> GIVEN MATERIAL
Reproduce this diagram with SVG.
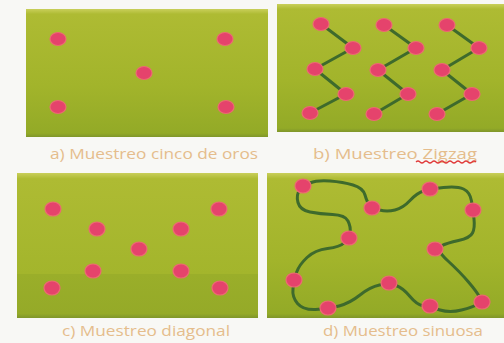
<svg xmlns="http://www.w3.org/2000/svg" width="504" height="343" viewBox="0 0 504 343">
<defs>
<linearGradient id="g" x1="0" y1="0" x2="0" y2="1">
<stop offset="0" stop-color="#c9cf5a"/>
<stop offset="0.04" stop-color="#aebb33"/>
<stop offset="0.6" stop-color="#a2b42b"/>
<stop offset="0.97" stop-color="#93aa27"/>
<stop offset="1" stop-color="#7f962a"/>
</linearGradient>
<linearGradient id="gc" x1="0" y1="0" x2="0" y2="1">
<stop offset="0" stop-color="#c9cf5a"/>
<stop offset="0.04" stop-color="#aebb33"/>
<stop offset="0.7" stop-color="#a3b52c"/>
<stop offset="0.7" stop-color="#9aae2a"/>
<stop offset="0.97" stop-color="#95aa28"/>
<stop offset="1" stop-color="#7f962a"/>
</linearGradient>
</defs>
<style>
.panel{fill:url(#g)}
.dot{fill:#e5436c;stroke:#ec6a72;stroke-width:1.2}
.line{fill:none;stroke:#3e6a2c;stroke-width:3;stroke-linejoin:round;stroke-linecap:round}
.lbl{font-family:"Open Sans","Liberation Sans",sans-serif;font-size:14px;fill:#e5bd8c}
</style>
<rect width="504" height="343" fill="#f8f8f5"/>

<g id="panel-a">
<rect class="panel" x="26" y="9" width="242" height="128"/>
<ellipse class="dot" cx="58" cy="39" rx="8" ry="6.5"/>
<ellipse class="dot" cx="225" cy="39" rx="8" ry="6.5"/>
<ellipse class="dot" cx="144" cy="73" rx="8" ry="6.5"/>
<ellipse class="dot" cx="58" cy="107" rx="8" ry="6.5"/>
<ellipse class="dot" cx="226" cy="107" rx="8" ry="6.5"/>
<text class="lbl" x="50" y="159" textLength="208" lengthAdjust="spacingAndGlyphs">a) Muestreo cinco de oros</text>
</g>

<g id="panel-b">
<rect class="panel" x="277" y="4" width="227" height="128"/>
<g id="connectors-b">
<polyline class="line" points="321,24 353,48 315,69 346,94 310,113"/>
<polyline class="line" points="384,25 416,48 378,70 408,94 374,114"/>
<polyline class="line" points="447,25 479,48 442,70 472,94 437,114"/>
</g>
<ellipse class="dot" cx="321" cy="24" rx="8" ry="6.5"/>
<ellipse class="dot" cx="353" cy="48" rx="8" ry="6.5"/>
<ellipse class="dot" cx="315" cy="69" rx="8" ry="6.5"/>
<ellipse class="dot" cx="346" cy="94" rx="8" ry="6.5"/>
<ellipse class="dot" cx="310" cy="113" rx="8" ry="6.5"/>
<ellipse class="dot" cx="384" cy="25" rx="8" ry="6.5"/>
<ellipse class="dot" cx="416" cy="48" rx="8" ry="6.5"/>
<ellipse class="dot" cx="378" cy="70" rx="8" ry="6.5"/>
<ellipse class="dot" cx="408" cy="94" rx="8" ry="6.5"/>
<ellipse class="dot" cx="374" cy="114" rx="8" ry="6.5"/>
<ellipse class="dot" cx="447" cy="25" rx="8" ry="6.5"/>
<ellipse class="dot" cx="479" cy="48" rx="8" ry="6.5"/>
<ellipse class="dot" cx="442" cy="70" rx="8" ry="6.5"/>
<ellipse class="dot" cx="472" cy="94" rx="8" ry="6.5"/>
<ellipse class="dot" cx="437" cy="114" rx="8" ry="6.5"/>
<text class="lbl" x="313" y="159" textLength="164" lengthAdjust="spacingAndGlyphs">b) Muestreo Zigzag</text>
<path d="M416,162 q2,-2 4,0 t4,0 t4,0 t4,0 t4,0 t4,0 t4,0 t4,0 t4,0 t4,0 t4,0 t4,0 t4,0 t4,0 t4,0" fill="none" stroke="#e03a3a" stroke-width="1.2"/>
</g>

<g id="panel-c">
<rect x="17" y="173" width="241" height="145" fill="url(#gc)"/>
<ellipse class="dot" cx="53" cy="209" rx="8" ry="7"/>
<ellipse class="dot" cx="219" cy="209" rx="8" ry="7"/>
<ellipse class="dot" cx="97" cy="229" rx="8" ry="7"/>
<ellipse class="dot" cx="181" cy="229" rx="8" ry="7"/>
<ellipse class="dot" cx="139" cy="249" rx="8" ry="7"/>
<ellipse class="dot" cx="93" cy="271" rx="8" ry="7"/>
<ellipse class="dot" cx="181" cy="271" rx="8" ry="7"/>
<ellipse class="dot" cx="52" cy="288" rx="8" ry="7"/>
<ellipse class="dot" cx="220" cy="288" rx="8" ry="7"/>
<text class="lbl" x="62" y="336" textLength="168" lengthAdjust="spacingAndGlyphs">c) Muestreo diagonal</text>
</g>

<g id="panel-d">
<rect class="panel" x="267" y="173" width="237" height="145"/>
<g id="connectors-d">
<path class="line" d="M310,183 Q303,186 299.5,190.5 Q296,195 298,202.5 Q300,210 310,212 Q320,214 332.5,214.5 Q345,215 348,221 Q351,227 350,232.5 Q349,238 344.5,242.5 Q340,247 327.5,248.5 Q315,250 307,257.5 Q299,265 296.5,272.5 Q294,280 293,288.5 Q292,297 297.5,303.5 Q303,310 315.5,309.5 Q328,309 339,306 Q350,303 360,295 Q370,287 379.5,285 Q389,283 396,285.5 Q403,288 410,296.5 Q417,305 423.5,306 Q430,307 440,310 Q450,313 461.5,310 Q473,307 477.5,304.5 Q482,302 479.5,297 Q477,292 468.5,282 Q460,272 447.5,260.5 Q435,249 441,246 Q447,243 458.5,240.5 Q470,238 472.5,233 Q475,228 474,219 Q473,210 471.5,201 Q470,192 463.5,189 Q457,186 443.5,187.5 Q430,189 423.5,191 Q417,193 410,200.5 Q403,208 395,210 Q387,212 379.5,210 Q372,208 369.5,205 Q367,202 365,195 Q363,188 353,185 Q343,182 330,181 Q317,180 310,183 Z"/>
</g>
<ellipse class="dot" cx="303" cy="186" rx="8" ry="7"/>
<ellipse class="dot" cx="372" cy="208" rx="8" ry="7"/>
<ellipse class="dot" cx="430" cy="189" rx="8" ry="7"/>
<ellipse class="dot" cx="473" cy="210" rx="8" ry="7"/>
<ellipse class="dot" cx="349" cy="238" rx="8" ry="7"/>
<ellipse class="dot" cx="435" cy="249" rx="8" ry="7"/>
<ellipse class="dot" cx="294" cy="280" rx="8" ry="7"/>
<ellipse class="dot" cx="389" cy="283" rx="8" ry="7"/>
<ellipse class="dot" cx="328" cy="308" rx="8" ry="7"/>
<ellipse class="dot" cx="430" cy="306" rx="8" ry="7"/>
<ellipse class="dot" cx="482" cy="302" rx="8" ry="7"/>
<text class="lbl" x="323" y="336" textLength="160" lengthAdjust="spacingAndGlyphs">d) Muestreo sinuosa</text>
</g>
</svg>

> EXERCISE OBJECTIVE
Output the data exactly. Pictures don't belong in the result.

> ANSWER TO THE PROBLEM
Reproduce this diagram with SVG.
<svg xmlns="http://www.w3.org/2000/svg" width="504" height="343" viewBox="0 0 504 343">
<defs>
<linearGradient id="g" x1="0" y1="0" x2="0" y2="1">
<stop offset="0" stop-color="#c9cf5a"/>
<stop offset="0.04" stop-color="#aebb33"/>
<stop offset="0.6" stop-color="#a2b42b"/>
<stop offset="0.97" stop-color="#93aa27"/>
<stop offset="1" stop-color="#7f962a"/>
</linearGradient>
<linearGradient id="gc" x1="0" y1="0" x2="0" y2="1">
<stop offset="0" stop-color="#c9cf5a"/>
<stop offset="0.04" stop-color="#aebb33"/>
<stop offset="0.7" stop-color="#a3b52c"/>
<stop offset="0.7" stop-color="#9aae2a"/>
<stop offset="0.97" stop-color="#95aa28"/>
<stop offset="1" stop-color="#7f962a"/>
</linearGradient>
</defs>
<style>
.panel{fill:url(#g)}
.dot{fill:#e5436c;stroke:#ec6a72;stroke-width:1.2}
.line{fill:none;stroke:#3e6a2c;stroke-width:3;stroke-linejoin:round;stroke-linecap:round}
.lbl{font-family:"Open Sans","Liberation Sans",sans-serif;font-size:14px;fill:#e5bd8c}
</style>
<rect width="504" height="343" fill="#f8f8f5"/>

<g id="panel-a">
<rect class="panel" x="26" y="9" width="242" height="128"/>
<ellipse class="dot" cx="58" cy="39" rx="8" ry="6.5"/>
<ellipse class="dot" cx="225" cy="39" rx="8" ry="6.5"/>
<ellipse class="dot" cx="144" cy="73" rx="8" ry="6.5"/>
<ellipse class="dot" cx="58" cy="107" rx="8" ry="6.5"/>
<ellipse class="dot" cx="226" cy="107" rx="8" ry="6.5"/>
<text class="lbl" x="50" y="159" textLength="208" lengthAdjust="spacingAndGlyphs">a) Muestreo cinco de oros</text>
</g>

<g id="panel-b">
<rect class="panel" x="277" y="4" width="227" height="128"/>
<g id="connectors-b">
<polyline class="line" points="321,24 353,48 315,69 346,94 310,113"/>
<polyline class="line" points="384,25 416,48 378,70 408,94 374,114"/>
<polyline class="line" points="447,25 479,48 442,70 472,94 437,114"/>
</g>
<ellipse class="dot" cx="321" cy="24" rx="8" ry="6.5"/>
<ellipse class="dot" cx="353" cy="48" rx="8" ry="6.5"/>
<ellipse class="dot" cx="315" cy="69" rx="8" ry="6.5"/>
<ellipse class="dot" cx="346" cy="94" rx="8" ry="6.5"/>
<ellipse class="dot" cx="310" cy="113" rx="8" ry="6.5"/>
<ellipse class="dot" cx="384" cy="25" rx="8" ry="6.5"/>
<ellipse class="dot" cx="416" cy="48" rx="8" ry="6.5"/>
<ellipse class="dot" cx="378" cy="70" rx="8" ry="6.5"/>
<ellipse class="dot" cx="408" cy="94" rx="8" ry="6.5"/>
<ellipse class="dot" cx="374" cy="114" rx="8" ry="6.5"/>
<ellipse class="dot" cx="447" cy="25" rx="8" ry="6.5"/>
<ellipse class="dot" cx="479" cy="48" rx="8" ry="6.5"/>
<ellipse class="dot" cx="442" cy="70" rx="8" ry="6.5"/>
<ellipse class="dot" cx="472" cy="94" rx="8" ry="6.5"/>
<ellipse class="dot" cx="437" cy="114" rx="8" ry="6.5"/>
<text class="lbl" x="313" y="159" textLength="164" lengthAdjust="spacingAndGlyphs">b) Muestreo Zigzag</text>
<path d="M416,162 q2,-2 4,0 t4,0 t4,0 t4,0 t4,0 t4,0 t4,0 t4,0 t4,0 t4,0 t4,0 t4,0 t4,0 t4,0 t4,0" fill="none" stroke="#e03a3a" stroke-width="1.2"/>
</g>

<g id="panel-c">
<rect x="17" y="173" width="241" height="145" fill="url(#gc)"/>
<ellipse class="dot" cx="53" cy="209" rx="8" ry="7"/>
<ellipse class="dot" cx="219" cy="209" rx="8" ry="7"/>
<ellipse class="dot" cx="97" cy="229" rx="8" ry="7"/>
<ellipse class="dot" cx="181" cy="229" rx="8" ry="7"/>
<ellipse class="dot" cx="139" cy="249" rx="8" ry="7"/>
<ellipse class="dot" cx="93" cy="271" rx="8" ry="7"/>
<ellipse class="dot" cx="181" cy="271" rx="8" ry="7"/>
<ellipse class="dot" cx="52" cy="288" rx="8" ry="7"/>
<ellipse class="dot" cx="220" cy="288" rx="8" ry="7"/>
<text class="lbl" x="62" y="336" textLength="168" lengthAdjust="spacingAndGlyphs">c) Muestreo diagonal</text>
</g>

<g id="panel-d">
<rect class="panel" x="267" y="173" width="237" height="145"/>
<g id="connectors-d">
<path class="line" d="M310,183 Q303,186 299.5,190.5 Q296,195 298,202.5 Q300,210 310,212 Q320,214 332.5,214.5 Q345,215 348,221 Q351,227 350,232.5 Q349,238 344.5,242.5 Q340,247 327.5,248.5 Q315,250 307,257.5 Q299,265 296.5,272.5 Q294,280 293,288.5 Q292,297 297.5,303.5 Q303,310 315.5,309.5 Q328,309 339,306 Q350,303 360,295 Q370,287 379.5,285 Q389,283 396,285.5 Q403,288 410,296.5 Q417,305 423.5,306 Q430,307 440,310 Q450,313 461.5,310 Q473,307 477.5,304.5 Q482,302 479.5,297 Q477,292 468.5,282 Q460,272 447.5,260.5 Q435,249 441,246 Q447,243 458.5,240.5 Q470,238 472.5,233 Q475,228 474,219 Q473,210 471.5,201 Q470,192 463.5,189 Q457,186 443.5,187.5 Q430,189 423.5,191 Q417,193 410,200.5 Q403,208 395,210 Q387,212 379.5,210 Q372,208 369.5,205 Q367,202 365,195 Q363,188 353,185 Q343,182 330,181 Q317,180 310,183 Z"/>
</g>
<ellipse class="dot" cx="303" cy="186" rx="8" ry="7"/>
<ellipse class="dot" cx="372" cy="208" rx="8" ry="7"/>
<ellipse class="dot" cx="430" cy="189" rx="8" ry="7"/>
<ellipse class="dot" cx="473" cy="210" rx="8" ry="7"/>
<ellipse class="dot" cx="349" cy="238" rx="8" ry="7"/>
<ellipse class="dot" cx="435" cy="249" rx="8" ry="7"/>
<ellipse class="dot" cx="294" cy="280" rx="8" ry="7"/>
<ellipse class="dot" cx="389" cy="283" rx="8" ry="7"/>
<ellipse class="dot" cx="328" cy="308" rx="8" ry="7"/>
<ellipse class="dot" cx="430" cy="306" rx="8" ry="7"/>
<ellipse class="dot" cx="482" cy="302" rx="8" ry="7"/>
<text class="lbl" x="323" y="336" textLength="160" lengthAdjust="spacingAndGlyphs">d) Muestreo sinuosa</text>
</g>
</svg>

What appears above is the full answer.